The leadership needed
Many leadership models are based on control, clarity and quick decisions. System challenges often require something else. A systems leader must be able to keep complexity alive without simplifying it away.
It means asking questions rather than delivering answers. This means gathering different perspectives instead of choosing one too early. It means creating understanding between people who see different parts of the same system. The leader becomes less of a problem solver and more of an enabler. Facilitation therefore becomes central.
When people from different professions, organizations or social sectors meet, misunderstandings often arise. Everyone sees different parts of reality. The facilitator’s task will be to create common images of the system so that people can begin to understand how their perspectives are connected. It is less about reaching consensus and more about creating common understanding.
From problems to patterns
Perhaps the most important change that systems thinking offers is that it shifts our attention from individual problems to recurring patterns.

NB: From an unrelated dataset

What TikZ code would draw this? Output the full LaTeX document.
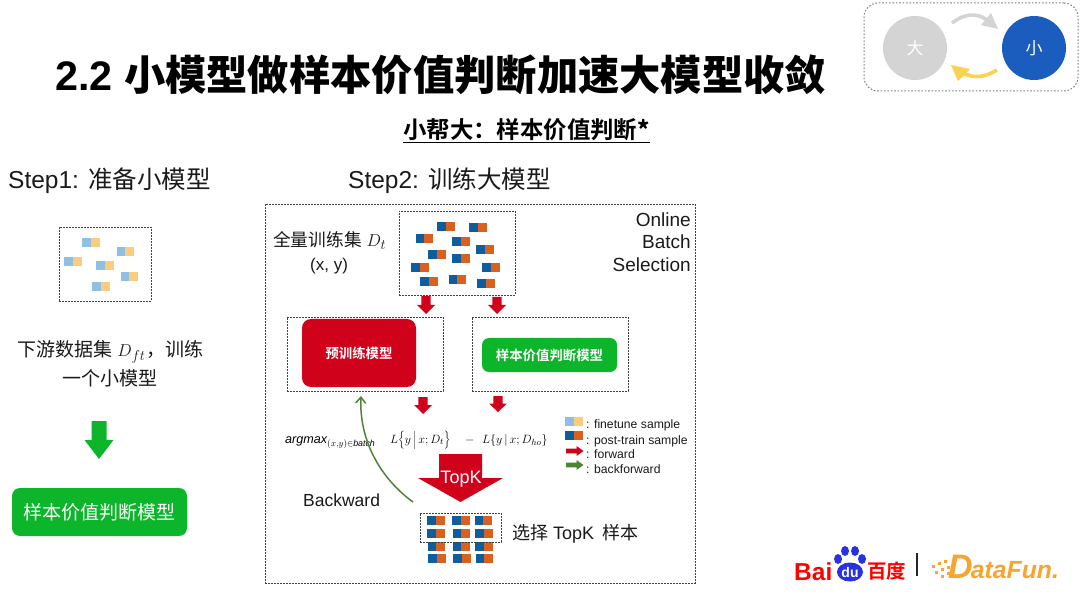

- Instead of asking why the road is full of traffic, we start asking why the system is constantly producing more traffic.
- Instead of asking why people leave the organization, we start asking what patterns make people want to leave.
- Instead of asking why the climate is changing, we begin to ask which feedback mechanisms drive development.
When we start to see patterns instead of events, the solutions that become possible also change.
Designing for consequences
Perhaps the most important lesson is that there are no solutions without consequences. Every decision changes a system. Every improvement creates new conditions. Every innovation affects behaviour. The question is therefore not how we avoid unintended consequences. The question is how we get better at anticipating them, understanding them and designing for them.
System innovation is fundamentally about just this. To stop seeing the world as a collection of problems that should be solved one at a time and instead begin to see it as a living system of relationships, feedbacks and opportunities. Because it is often only when we understand the whole that we realize why the solution became the problem.
And it is only when we see the system that we can begin to create solutions that last over time.